Pour se convaincre que l'attaque est générale, et a le même caractère dans la fonction publique et dans les entreprises privées, on peut faire le lien avec les avatars de la loi des 35 heures, et ce qu'elle devient dans la réalité des entreprises, on pourra par exemple lire avec profit l'article de Martine Bulard dans le Monde diplomatique de septembre ; pour le patron, que ce soit Danone, Bouygues, ou le ministère de l'Education nationale, l'employé idéal, c'est l'employé sans passé, sans mémoire ni traditions professionnelles, qui accourt à l'appel sur son portable, le robot flexible-polyvalent-kleenex-jetable.
 
 

A quoi sert de déstabiliser les gens, de semer le désordre et de détruire la dignité humaine dans un sentiment d'inutilité ? C'est la façon élaborée, subtile, fin du 20e siècle, d'obtenir des êtres soumis, ayant certaines compétences cependant, mais incapables de réflexion et d'imagination politique.
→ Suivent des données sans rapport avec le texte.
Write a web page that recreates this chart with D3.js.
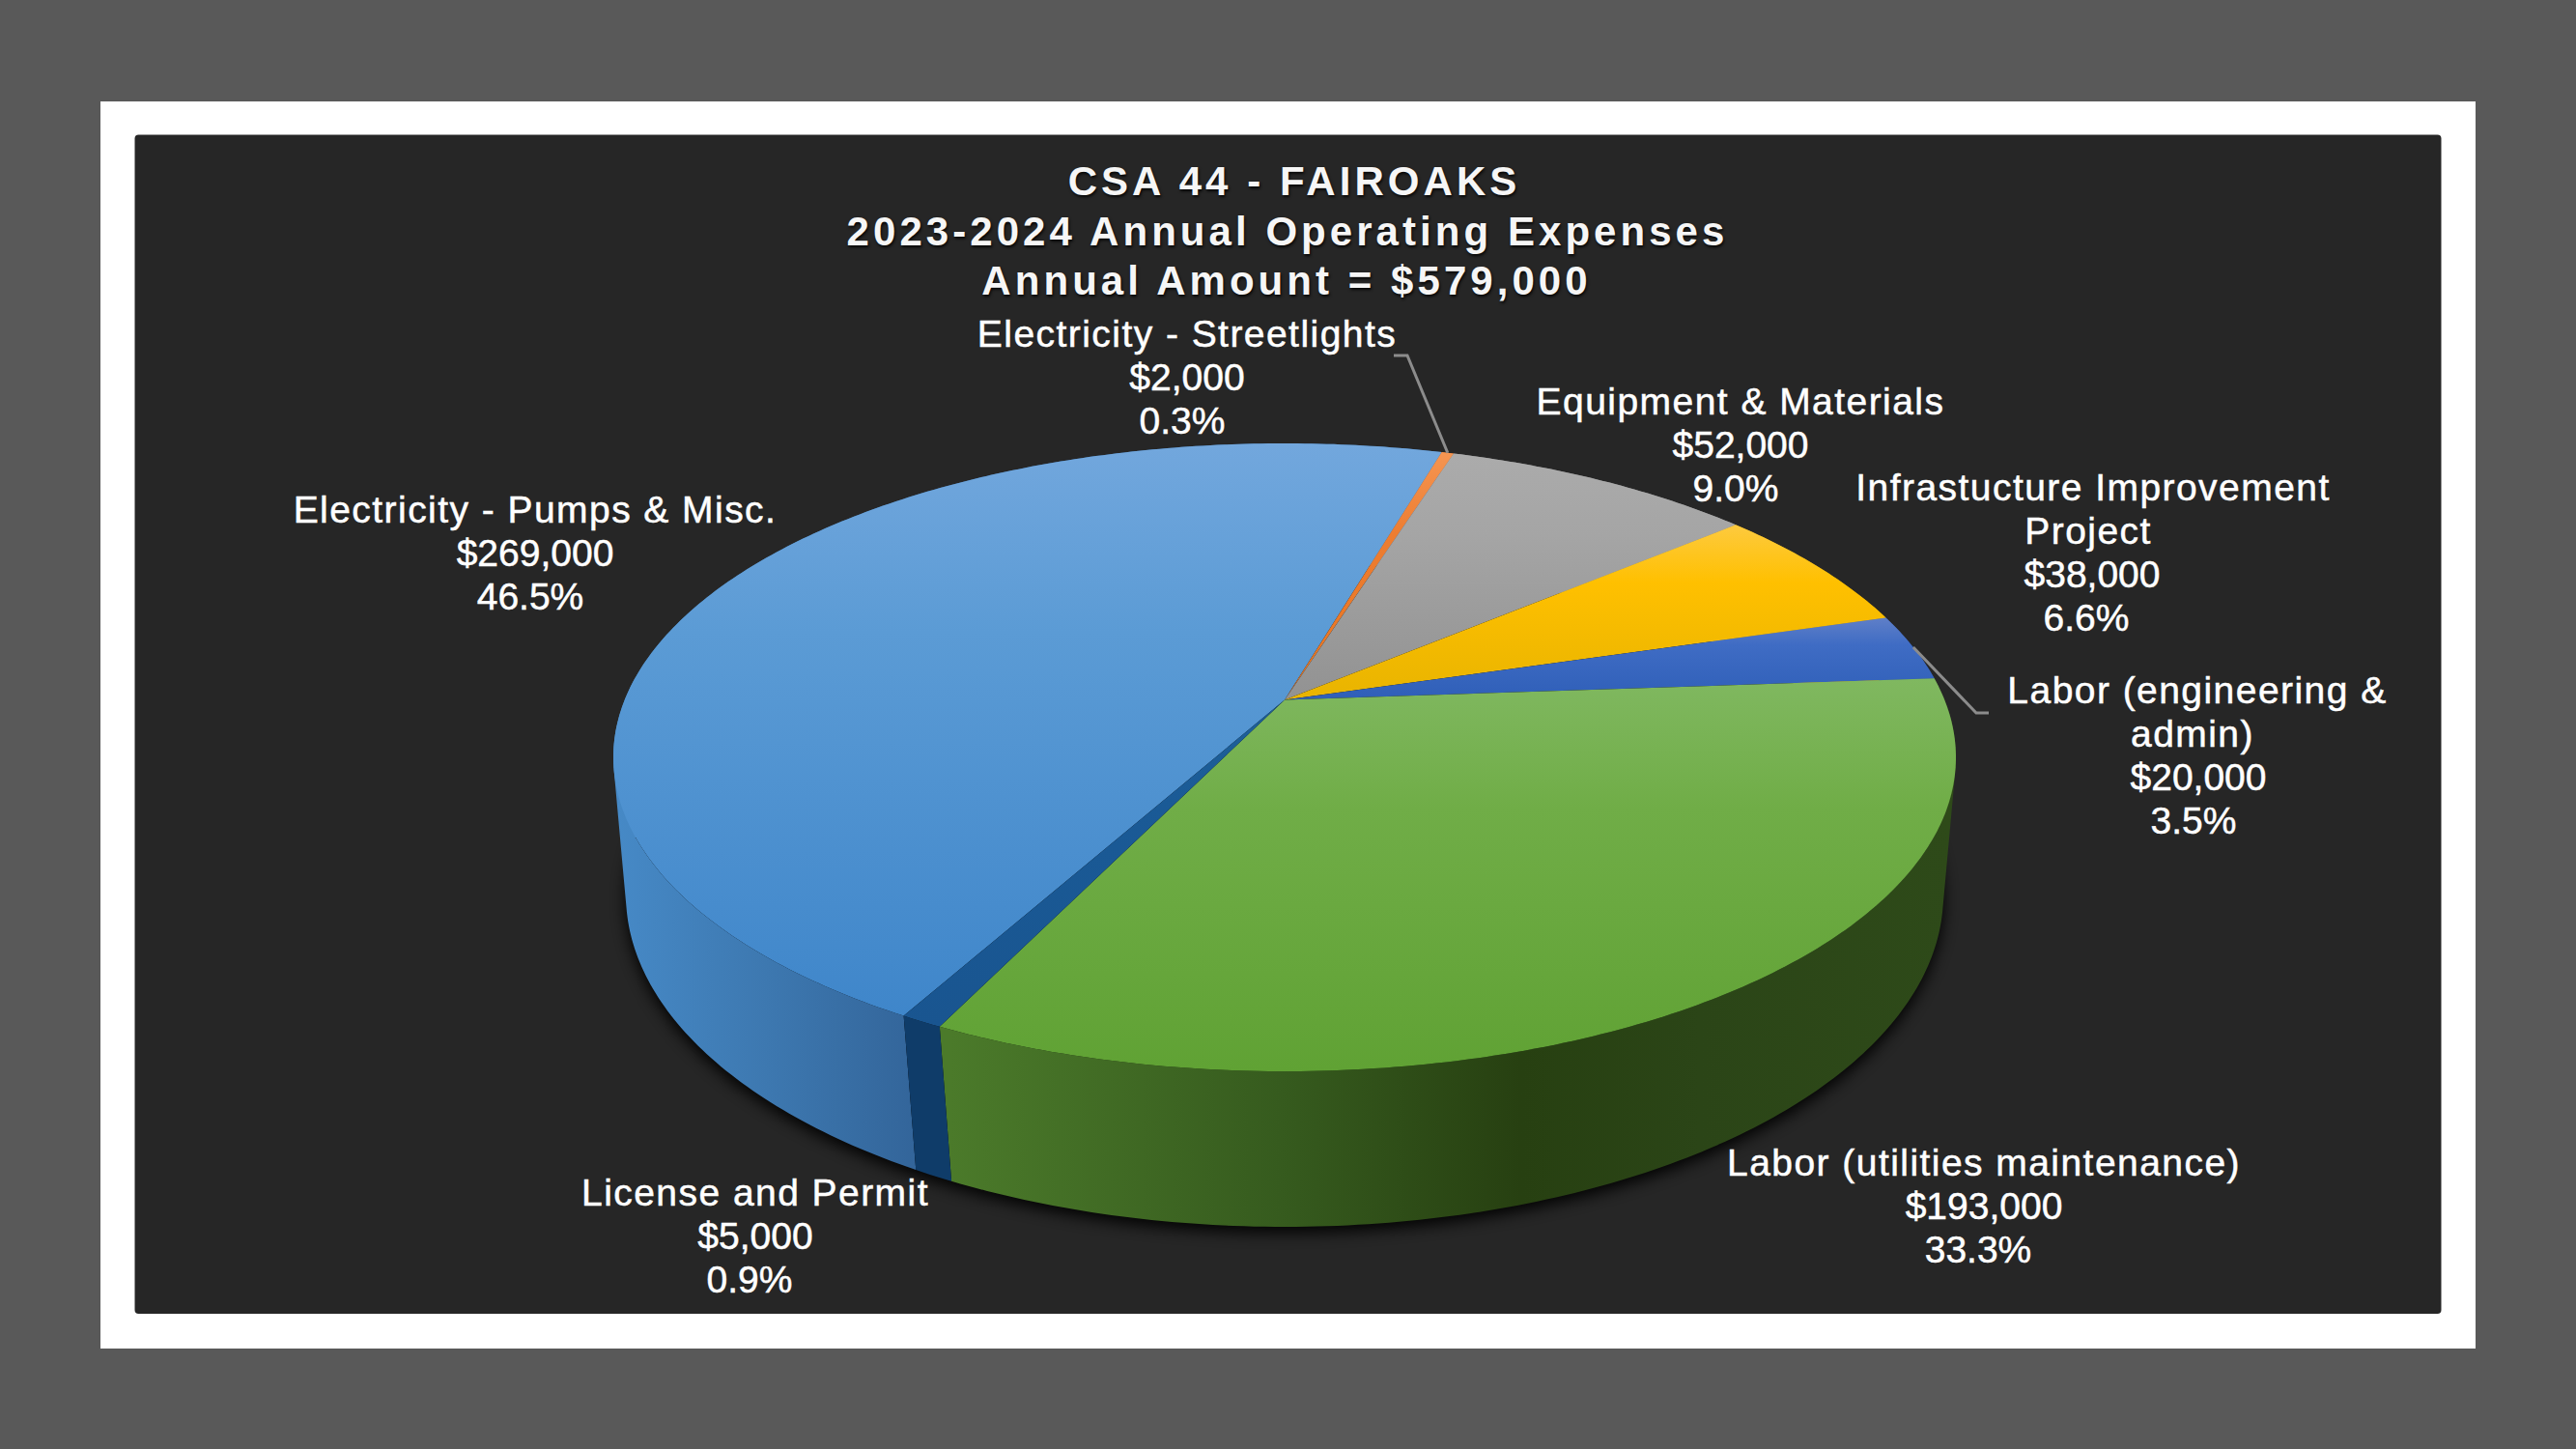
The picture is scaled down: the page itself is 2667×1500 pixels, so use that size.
<!DOCTYPE html>
<html>
<head>
<meta charset="utf-8">
<script src="https://cdn.jsdelivr.net/npm/d3@7/dist/d3.min.js"></script>
<style>
html,body{margin:0;padding:0;background:#595959;}
svg{display:block;}
text{font-family:"Liberation Sans",Arial,sans-serif;fill:#fff;text-anchor:middle;}
.title{font-size:42px;font-weight:bold;letter-spacing:4.05px;fill:#f6f6f6;text-shadow:1px 2px 3px rgba(0,0,0,0.85);}
.lab{font-size:39px;stroke:#fff;stroke-width:0.5px;}
.name{letter-spacing:1.45px;}
</style>
</head>
<body>
<script>
// ---- data ----
const categories = ["Electricity - Pumps & Misc.","Electricity - Streetlights","Equipment & Materials","Infrastucture Improvement|Project","Labor (engineering &|admin)","Labor (utilities maintenance)","License and Permit"];
const amounts = [269000,2000,52000,38000,20000,193000,5000];
const titleLines = ["CSA 44 - FAIROAKS","2023-2024 Annual Operating Expenses","Annual Amount = $579,000"];

// ---- styles & layout (kept apart from data) ----
const titleX = [1340,1333,1332];
const topStops = [
 ["#72a7dd","#5b9bd5","#3f86ca"],
 ["#f59552","#ed7d31","#e87520"],
 ["#ababab","#a5a5a5","#929292"],
 ["#fdca3f","#ffc000","#e8b400"],
 ["#5f7fc8","#3f6cc4","#2f5fb8"],
 ["#80b860","#70ad47","#60a234"],
 ["#1f6199","#1a5a96","#195590"]
];
const wallRange = [[640,948],[0,1],[0,1],[0,1],[0,1],[984,2020],[948,984]];
const wallStops = [
 [[0,"#4689c6"],[0.5,"#3d78b0"],[1,"#33659a"]],
 [[0,"#c0601c"],[1,"#c0601c"]],
 [[0,"#808080"],[1,"#808080"]],
 [[0,"#c09000"],[1,"#c09000"]],
 [[0,"#2a4a90"],[1,"#2a4a90"]],
 [[0,"#4b7a2a"],[0.33,"#365b1e"],[0.57,"#274011"],[0.75,"#2b4517"],[1,"#2e4a19"]],
 [[0,"#0f3c69"],[1,"#0f3c69"]]
];
const labelX = [[554,554,549],[1229,1229,1224],[1802,1802,1797],[2167,2162,2166,2160],[2275,2270,2276,2271],[2054,2054,2048],[782,782,776]];
const labelY = [541,359,429,518,728,1217,1248];
const lineStep = 45;
const leaderEnds = {1:[[1457,368],[1443,368]], 4:[[2046,738],[2059,738]]};

const W=2667,H=1500;
const svg=d3.select("body").append("svg").attr("width",W).attr("height",H);
const defs=svg.append("defs");
defs.append("filter").attr("id","sh").attr("x","-10%").attr("y","-10%").attr("width","120%").attr("height","120%")
  .append("feGaussianBlur").attr("stdDeviation",8);

svg.append("rect").attr("width",W).attr("height",H).attr("fill","#595959");
svg.append("rect").attr("x",104).attr("y",105).attr("width",2459).attr("height",1291).attr("fill","#ffffff");
svg.append("rect").attr("x",139.5).attr("y",139.5).attr("width",2388).attr("height",1220.5).attr("rx",4).attr("fill","#262626");

// perspective mapping of a flat disc
const persp=-0.183;
const topDisc={cx:1330,cy:784,rx:695,ry:325,twist:0};
const lowDisc={cx:1330,cy:926,rx:682,ry:344,twist:-0.008};
function project(disc,a0){
  const a=a0+disc.twist;
  const u=Math.sin(a),v=-Math.cos(a),c=persp;
  const den=1+c*v, b=disc.cy+c*disc.ry, k=(disc.cy+disc.ry)*(1+c)-b;
  return [disc.cx+disc.rx*Math.sqrt(1-c*c)*u/den,(b+k*v)/den];
}
function hub(disc){return [disc.cx,disc.cy+persp*disc.ry];}
function samples(a0,a1){
  const n=Math.max(2,Math.ceil((a1-a0)/(Math.PI/240)));
  return d3.range(n+1).map(i=>a0+(a1-a0)*i/n);
}
const line=d3.line();

const rot=209*Math.PI/180;
const arcs=d3.pie().sort(null).startAngle(rot).endAngle(rot+2*Math.PI)(amounts);

// shadow
const ring=samples(0,2*Math.PI).map(a=>{const p=project(lowDisc,a);return [p[0],p[1]+6];});
svg.append("path").attr("d",line(ring)+"Z").attr("fill","#000").attr("opacity",0.95).attr("filter","url(#sh)");

// gradients
arcs.forEach((d,i)=>{
  const g=defs.append("linearGradient").attr("id","top"+i).attr("x1",0).attr("y1",0).attr("x2",0).attr("y2",1);
  [0,0.33,1].forEach((o,j)=>g.append("stop").attr("offset",o).attr("stop-color",topStops[i][j]));
  const w=defs.append("linearGradient").attr("id","wall"+i).attr("gradientUnits","userSpaceOnUse")
    .attr("x1",wallRange[i][0]).attr("y1",0).attr("x2",wallRange[i][1]).attr("y2",0);
  wallStops[i].forEach(s=>w.append("stop").attr("offset",s[0]).attr("stop-color",s[1]));
});

// walls
const walls=svg.append("g");
arcs.forEach((d,i)=>{
  const as=samples(d.startAngle,d.endAngle);
  let dstr="";
  for(let k=0;k<as.length-1;k++){
    const quad=[project(topDisc,as[k]),project(topDisc,as[k+1]),project(lowDisc,as[k+1]),project(lowDisc,as[k])];
    const s=d3.polygonArea(quad)<0?quad.reverse():quad;
    dstr+=line(s)+"Z";
  }
  walls.append("path").attr("d",dstr).attr("fill",`url(#wall${i})`);
});

// top face
const tops=svg.append("g");
arcs.forEach((d,i)=>{
  const pts=[hub(topDisc)].concat(samples(d.startAngle,d.endAngle).map(a=>project(topDisc,a)));
  tops.append("path").attr("d",line(pts)+"Z").attr("fill",`url(#top${i})`);
});

// leaders
Object.keys(leaderEnds).forEach(k=>{
  const d=arcs[+k], mid=(d.startAngle+d.endAngle)/2;
  svg.append("path").attr("d",line([project(topDisc,mid)].concat(leaderEnds[k])))
    .attr("fill","none").attr("stroke","#8c8c8c").attr("stroke-width",3);
});

// title
titleLines.forEach((t,i)=>{
  svg.append("text").attr("class","title").attr("x",titleX[i]).attr("y",202+i*51.5).text(t);
});

// labels
const fmtD=d3.format("$,"), fmtP=d3.format(".1%"), total=d3.sum(amounts);
categories.forEach((c,i)=>{
  const names=c.split("|");
  const lines=names.concat([fmtD(amounts[i]),fmtP(amounts[i]/total)]);
  lines.forEach((t,j)=>{
    svg.append("text").attr("class",j<names.length?"lab name":"lab").attr("x",labelX[i][j]).attr("y",labelY[i]+j*lineStep).text(t);
  });
});
</script>
</body>
</html>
Nous, et nos élèves.

Et il n'est nul besoin d'invoquer pour expliquer cette convergence d'action du gouvernement et du grand patronat une sorte de grand complot, il leur suffit de suivre leur tendance naturelle, de laisser faire la loi « naturelle » du libéralisme.
 
 

Et pour nous, il faut éclairer cette cohérence pour nous défendre, tous ensemble, ce n'est pas seulement une question de catégorie, il serait faux et dangereux politiquement de laisser seuls les collègues TZR, car nous sommes tous visés.